■ Exercise directions: Retype exactly the lines from the line containing "Reproduce this chart with matplotlib." through the line containing "yticks = [0, 10, 20, 30, 40, 50, 60]", both included, and nothing more; skip the pictures.

==*==

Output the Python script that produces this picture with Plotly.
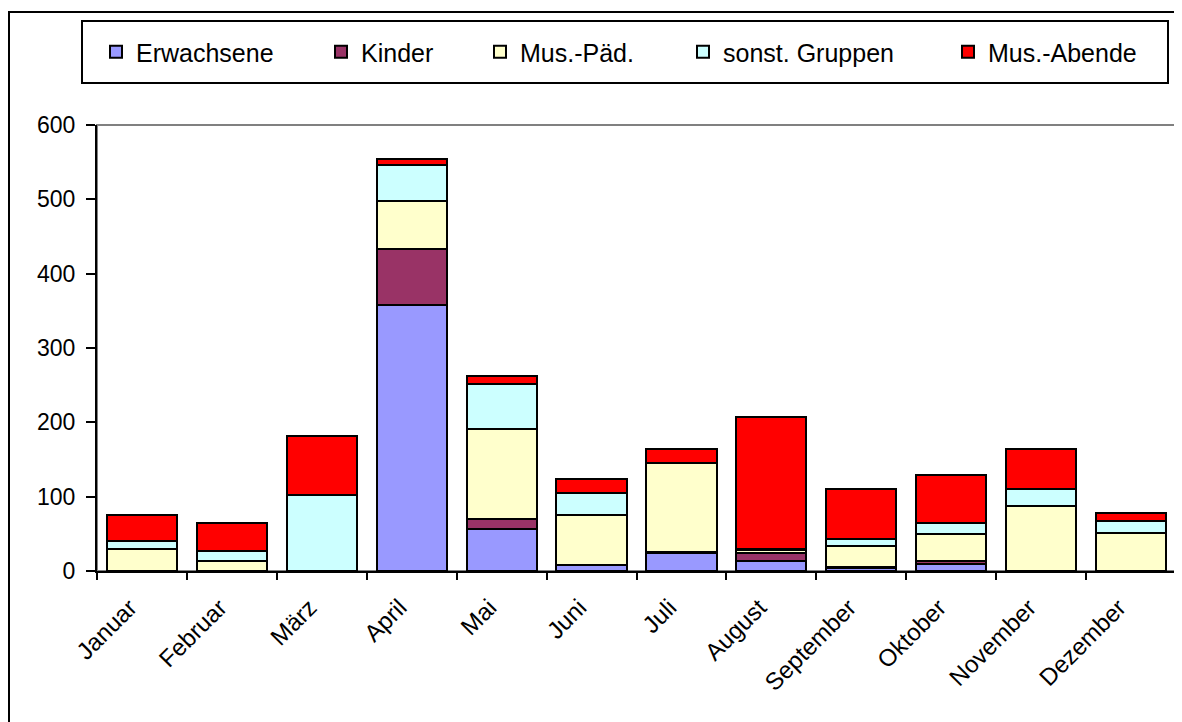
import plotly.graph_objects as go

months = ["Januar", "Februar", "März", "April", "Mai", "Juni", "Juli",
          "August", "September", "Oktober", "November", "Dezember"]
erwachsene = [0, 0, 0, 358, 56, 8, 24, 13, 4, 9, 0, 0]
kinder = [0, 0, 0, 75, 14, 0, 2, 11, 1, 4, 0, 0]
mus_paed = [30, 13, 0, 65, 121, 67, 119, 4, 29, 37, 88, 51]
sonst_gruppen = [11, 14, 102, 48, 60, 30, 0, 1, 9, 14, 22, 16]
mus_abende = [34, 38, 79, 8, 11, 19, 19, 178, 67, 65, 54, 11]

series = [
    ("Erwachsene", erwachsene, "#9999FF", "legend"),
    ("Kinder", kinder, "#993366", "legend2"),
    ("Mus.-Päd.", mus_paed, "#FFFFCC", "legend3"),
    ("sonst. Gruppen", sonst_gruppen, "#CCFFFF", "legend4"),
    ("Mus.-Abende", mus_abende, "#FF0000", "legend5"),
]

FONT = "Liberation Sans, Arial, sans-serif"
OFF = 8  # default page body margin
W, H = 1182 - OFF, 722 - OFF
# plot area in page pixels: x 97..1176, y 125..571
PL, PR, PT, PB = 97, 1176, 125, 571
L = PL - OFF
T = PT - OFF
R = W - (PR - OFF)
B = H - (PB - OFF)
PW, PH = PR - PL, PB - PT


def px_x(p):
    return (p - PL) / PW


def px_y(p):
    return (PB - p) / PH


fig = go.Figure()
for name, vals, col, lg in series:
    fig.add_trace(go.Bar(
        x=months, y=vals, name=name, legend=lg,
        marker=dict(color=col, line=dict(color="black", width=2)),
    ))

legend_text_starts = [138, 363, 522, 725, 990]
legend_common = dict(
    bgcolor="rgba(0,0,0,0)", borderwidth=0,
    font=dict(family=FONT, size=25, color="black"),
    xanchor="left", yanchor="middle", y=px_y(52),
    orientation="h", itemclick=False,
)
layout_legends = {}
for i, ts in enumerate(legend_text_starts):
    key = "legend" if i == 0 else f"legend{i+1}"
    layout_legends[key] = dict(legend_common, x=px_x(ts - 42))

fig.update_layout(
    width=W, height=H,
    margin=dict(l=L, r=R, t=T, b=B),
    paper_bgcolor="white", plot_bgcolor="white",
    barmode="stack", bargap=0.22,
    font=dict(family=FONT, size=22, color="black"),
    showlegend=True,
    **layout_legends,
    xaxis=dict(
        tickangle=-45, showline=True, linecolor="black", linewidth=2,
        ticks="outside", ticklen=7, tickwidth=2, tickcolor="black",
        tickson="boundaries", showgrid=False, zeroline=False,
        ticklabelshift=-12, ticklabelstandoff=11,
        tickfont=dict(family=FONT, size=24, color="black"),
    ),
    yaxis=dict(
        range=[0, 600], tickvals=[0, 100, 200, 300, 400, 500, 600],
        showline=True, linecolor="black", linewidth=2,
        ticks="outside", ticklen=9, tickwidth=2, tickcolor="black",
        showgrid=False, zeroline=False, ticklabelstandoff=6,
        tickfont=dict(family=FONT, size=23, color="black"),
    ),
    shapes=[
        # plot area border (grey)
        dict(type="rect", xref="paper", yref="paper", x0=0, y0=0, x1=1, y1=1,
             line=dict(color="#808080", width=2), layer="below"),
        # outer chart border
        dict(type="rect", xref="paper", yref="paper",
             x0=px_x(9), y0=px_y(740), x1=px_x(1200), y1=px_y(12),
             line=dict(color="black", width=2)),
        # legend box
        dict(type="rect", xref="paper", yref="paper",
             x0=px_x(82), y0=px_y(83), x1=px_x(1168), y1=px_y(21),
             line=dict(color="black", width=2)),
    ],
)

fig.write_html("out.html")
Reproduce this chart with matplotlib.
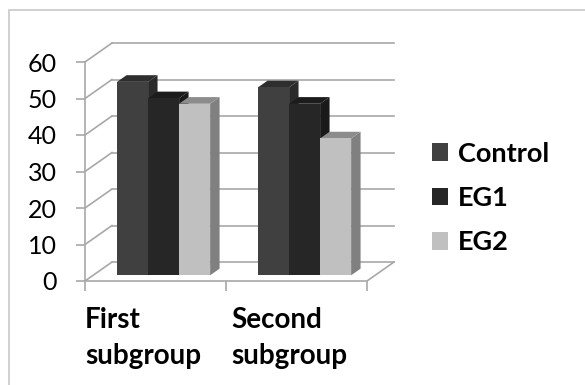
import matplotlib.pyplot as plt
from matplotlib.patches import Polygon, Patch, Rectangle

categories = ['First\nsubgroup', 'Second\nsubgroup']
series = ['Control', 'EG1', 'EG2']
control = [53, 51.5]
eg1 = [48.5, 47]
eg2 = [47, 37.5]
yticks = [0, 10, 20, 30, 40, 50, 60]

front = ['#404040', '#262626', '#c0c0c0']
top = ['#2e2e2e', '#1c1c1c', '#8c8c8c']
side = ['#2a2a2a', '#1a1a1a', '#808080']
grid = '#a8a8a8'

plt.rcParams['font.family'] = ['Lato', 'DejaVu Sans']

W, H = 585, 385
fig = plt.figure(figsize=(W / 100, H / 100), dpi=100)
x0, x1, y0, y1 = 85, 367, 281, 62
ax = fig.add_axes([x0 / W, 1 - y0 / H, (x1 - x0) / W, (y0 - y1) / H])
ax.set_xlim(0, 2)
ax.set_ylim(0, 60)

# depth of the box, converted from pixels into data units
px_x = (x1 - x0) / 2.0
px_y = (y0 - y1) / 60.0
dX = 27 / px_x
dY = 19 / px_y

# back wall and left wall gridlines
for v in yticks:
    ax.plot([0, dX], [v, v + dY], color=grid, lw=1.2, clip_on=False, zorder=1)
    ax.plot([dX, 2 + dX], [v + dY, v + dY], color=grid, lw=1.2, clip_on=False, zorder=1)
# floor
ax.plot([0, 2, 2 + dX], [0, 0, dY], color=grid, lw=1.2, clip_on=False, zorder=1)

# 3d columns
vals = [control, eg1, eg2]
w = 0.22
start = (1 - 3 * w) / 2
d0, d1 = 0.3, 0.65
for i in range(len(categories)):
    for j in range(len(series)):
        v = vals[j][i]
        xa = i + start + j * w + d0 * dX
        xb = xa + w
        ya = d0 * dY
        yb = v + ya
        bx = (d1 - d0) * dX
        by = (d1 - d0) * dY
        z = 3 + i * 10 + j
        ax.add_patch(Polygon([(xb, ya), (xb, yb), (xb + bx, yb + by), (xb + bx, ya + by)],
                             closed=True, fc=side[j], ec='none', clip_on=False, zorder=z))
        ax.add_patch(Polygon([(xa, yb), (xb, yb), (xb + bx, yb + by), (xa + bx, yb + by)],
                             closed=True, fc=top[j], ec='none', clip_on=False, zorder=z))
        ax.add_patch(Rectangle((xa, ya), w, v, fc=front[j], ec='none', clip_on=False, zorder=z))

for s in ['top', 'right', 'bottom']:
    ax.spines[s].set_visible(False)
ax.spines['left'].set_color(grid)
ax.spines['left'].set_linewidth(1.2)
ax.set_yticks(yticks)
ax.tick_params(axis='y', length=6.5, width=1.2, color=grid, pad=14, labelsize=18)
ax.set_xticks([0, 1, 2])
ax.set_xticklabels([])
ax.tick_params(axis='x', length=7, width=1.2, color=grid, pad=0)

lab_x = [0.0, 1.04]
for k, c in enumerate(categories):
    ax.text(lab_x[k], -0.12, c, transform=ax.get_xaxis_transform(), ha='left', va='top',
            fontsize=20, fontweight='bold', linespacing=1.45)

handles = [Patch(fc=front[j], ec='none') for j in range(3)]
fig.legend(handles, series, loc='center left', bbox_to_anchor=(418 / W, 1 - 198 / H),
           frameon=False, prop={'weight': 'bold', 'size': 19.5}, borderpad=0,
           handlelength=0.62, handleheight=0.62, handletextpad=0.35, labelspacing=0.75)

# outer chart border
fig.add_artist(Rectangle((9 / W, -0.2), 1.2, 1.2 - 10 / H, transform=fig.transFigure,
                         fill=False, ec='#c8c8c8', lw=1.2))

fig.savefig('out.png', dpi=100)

==*==

■ The response:
Reproduce this chart with matplotlib.
import matplotlib.pyplot as plt
from matplotlib.patches import Polygon, Patch, Rectangle

categories = ['First\nsubgroup', 'Second\nsubgroup']
series = ['Control', 'EG1', 'EG2']
control = [53, 51.5]
eg1 = [48.5, 47]
eg2 = [47, 37.5]
yticks = [0, 10, 20, 30, 40, 50, 60]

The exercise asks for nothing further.